VERTOV – The Man With the Movie Camera and Other Newly-Restored Works, Blu-ray (1924-1934/2015)

by | Jun 13, 2015 | DVD & Blu-ray Video Reviews

VERTOV – The Man With the Movie Camera and Other Newly-Restored Works, Blu-ray (1924-1934/2015) 

Director: Dziga Vertov
Studio: CNC/ Cinematheque de Toulouse/ Blackhawk Films/ Lobster/ Flicker Alley FA0041 [6/2/25]
Films are: The Man with the Movie Camera (1929); Kino-Eye (1924); Enthusiasm: Symphony of the Donbass (1931); Three Songs About Lenin (1934)
Video: 4:3 and more widescreen on some of the restorations, black & white, 1080p HD
Audio: Stereo PCM by The Alloy Orchestra on The Man With the Movie Camera, by Robert Israel on Kino-Eye; mono PCM on others
Subtitles: English, French
Length: TT: 279 min.
Rating: ****

Sight and Sound voted The Man With the Movie Camera to be the best documentary film of all time. While several early Soviet directors heavily used montage editing, Vertov (who changed his Jewish name of David A. Kaufman to something more Russian) took that idea further than anyone else. He wanted to develop “film truth” by concentrating on arranged images of everyday life and doing away with traditional narrative and dramatic structure, even intertitles of any kind. There are no actors, script, nothing theatrical. His revolutionary technique made the camera an extension of the human eye to capture “the chaos of visual phenomena filling the universe.” Nowhere is this more evident than in his great avant-garde documentary The Man With the Movie Camera. It was made at a time of strong avant-garde work in all the Soviet arts, which was squashed later by Stalin.

Several different organizations worked on this lovely restoration, which basically came from a 35mm print Vertov had taken to Amsterdam in 1931 and which corrects all sorts of errors and missing images found in earlier reissues. I didn’t know there were three main French film archives: the Cinematheque francaise in Paris, the Archives francaises du film du CNC and the Cinematheque de Toulouse.

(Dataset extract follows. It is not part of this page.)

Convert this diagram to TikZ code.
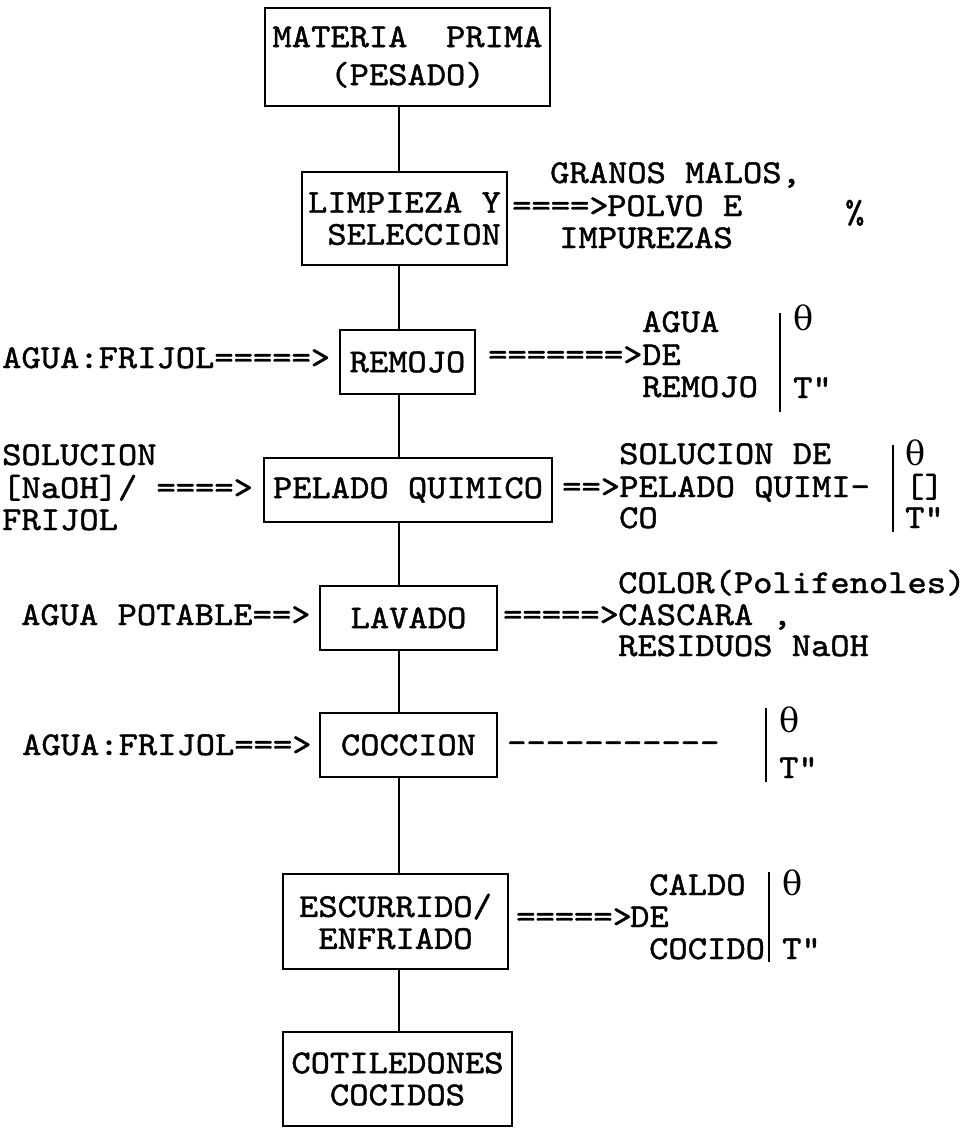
\documentclass[tikz,border=0pt]{standalone}
\usepackage{fontspec}
% typewriter face, slightly widened and darkened like struck type
\newfontfamily\tw{lmmono10-regular.otf}[FakeStretch=1.1, FakeBold=1.3]
\newfontfamily\grk{DejaVu Serif}
\begin{document}
\begin{tikzpicture}[x=1pt,y=-1pt,
  every node/.style={font=\tw\fontsize{33.4}{32}\selectfont, inner sep=0pt},
  stage/.style={draw, line width=1.5pt, align=center},
  txt/.style={anchor=base west},
  rule/.style={line width=1.5pt}]
\useasboundingbox (0,0) rectangle (971,1128);
\fill[white] (0,0) rectangle (971,1128);

% main column of the process
\coordinate (colx) at (399,0);

\node[stage, minimum width=285pt, minimum height=98pt,
      font=\tw\fontsize{33.4}{38}\selectfont] (b1) at (407.5,57) {MATERIA~~PRIMA\\(PESADO)};
\node[stage, minimum width=205pt, minimum height=93pt] (b2) at (404.5,218.5) {LIMPIEZA Y\\~SELECCION};
\node[stage, minimum width=135pt, minimum height=64pt] (b3) at (407.5,362) {REMOJO};
\node[stage, minimum width=288pt, minimum height=64pt] (b4) at (408,490) {PELADO QUIMICO};
\node[stage, minimum width=177pt, minimum height=64pt] (b5) at (408.5,618) {LAVADO};
\node[stage, minimum width=177pt, minimum height=64pt] (b6) at (408.5,745) {COCCION};
\node[stage, minimum width=225pt, minimum height=95pt] (b7) at (395.5,921.5) {ESCURRIDO/\\ENFRIADO};
\node[stage, minimum width=229pt, minimum height=94pt] (b8) at (397.5,1079) {COTILEDONES\\COCIDOS};

\foreach \a/\b in {b1/b2,b2/b3,b3/b4,b4/b5,b5/b6,b6/b7,b7/b8}
  \draw[rule] (\a.south -| colx) -- (\b.north -| colx);

% limpieza y seleccion
\node[txt] (l2arr) at (512,216) {====>};
\node[txt] (l2a) at (550,183) {GRANOS MALOS,};
\node[txt] (l2b) at (607,216) {POLVO E};
\node[txt] (l2c) at (559,248) {IMPUREZAS};
\node[txt] (l2p) at (845,223) {\%};

% remojo
\node[txt] (in3) at (2,368) {AGUA:FRIJOL=====>};
\node[txt] (o3arr) at (488,365) {=======>};
\node[txt] (o3a) at (642,332) {AGUA};
\node[txt] (o3b) at (642,365) {DE};
\node[txt] (o3c) at (642,397) {REMOJO};
\coordinate (bar3t) at (780,313);
\coordinate (bar3b) at (780,412);
\draw[rule] (bar3t) -- (bar3b);
\node[txt] (th3) at (793,330) {\grk θ};
\node[txt] (tt3) at (793,398) {T"};

% pelado quimico
\node[txt] (in4a) at (2,465) {SOLUCION};
\node[txt] (in4b) at (2,498) {[NaOH]/ ====>};
\node[txt] (in4c) at (2,530) {FRIJOL};
\node[txt] (o4arr) at (562,497) {==>};
\node[txt] (o4a) at (619,464) {SOLUCION DE};
\node[txt] (o4b) at (619,497) {PELADO QUIMI-};
\node[txt] (o4c) at (619,528) {CO};
\coordinate (bar4t) at (893,445);
\coordinate (bar4b) at (893,532);
\draw[rule] (bar4t) -- (bar4b);
\node[txt] (th4) at (905,465) {\grk θ};
\node[txt] (cc4) at (905,497) {[]};
\node[txt] (tt4) at (905,528) {T"};

% lavado
\node[txt] (in5) at (21,625) {AGUA POTABLE==>};
\node[txt] (o5arr) at (503,625) {=====>};
\node[txt] (o5a) at (618,593) {COLOR(Polifenoles)};
\node[txt] (o5b) at (618,625) {CASCARA ,};
\node[txt] (o5c) at (618,656) {RESIDUOS NaOH};

% coccion
\node[txt] (in6) at (22,755) {AGUA:FRIJOL===>};
\node[txt] (o6dash) at (507,753) {-{}-{}-{}-{}-{}-{}-{}-{}-{}-{}-};
\coordinate (bar6t) at (766,708);
\coordinate (bar6b) at (766,782);
\draw[rule] (bar6t) -- (bar6b);
\node[txt] (th6) at (779,732) {\grk θ};
\node[txt] (tt6) at (779,778) {T"};

% escurrido / enfriado
\node[txt] (o7arr) at (516,927) {=====>};
\node[txt] (o7a) at (649,895) {CALDO};
\node[txt] (o7b) at (630,927) {DE};
\node[txt] (o7c) at (649,959) {COCIDO};
\coordinate (bar7t) at (769,872);
\coordinate (bar7b) at (769,962);
\draw[rule] (bar7t) -- (bar7b);
\node[txt] (th7) at (782,895) {\grk θ};
\node[txt] (tt7) at (782,959) {T"};
\end{tikzpicture}
\end{document}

The latter was heavily involved in this restoration. Many of the shots in the film look like they were made yesterday. This contrasts hugely with the other old Soviet films in the collection, who look their age, and the 1931 Enthusiasm was one of the first Soviet sound films and sounds terrible. Even the sound of cannons firing is just a lot of noise and distortion.

Not only that, but the content of all the rest of the other films is such strong heavy-handed propaganda that most audiences in this country wouldn’t care to see them. The endless shots of Lenin in his coffin and people milling about grieving are definitely over the top. Even worse are the shots at the start of Enthusiasm of people crossing themselves and then actual mobs of Russians destroying and desecrating some beautiful Russian Orthodox churches, including classic ikons. Nearly all the Russians shown in closeups are smiling feriously; although Vertov’s general idea was to show “film truth,” nearly all these shots were set up carefully in advance. (By the way, nowhere in the notes does it explain what exactly a “donbass” is…)

Since the addition of sound on film took over a portion of the horizontal visual frame, making it more 4:3, silents were more widescreen, and this print of The Man With the Movie Camera is the first to show the entire original screen ratio. The Alloy Orchestra, known for their accompaniments to live showings of silent films, followed Vertov’s original notes on the music for the film and created a new stereo score for it. it adds a great deal to the experience of viewing this classic film.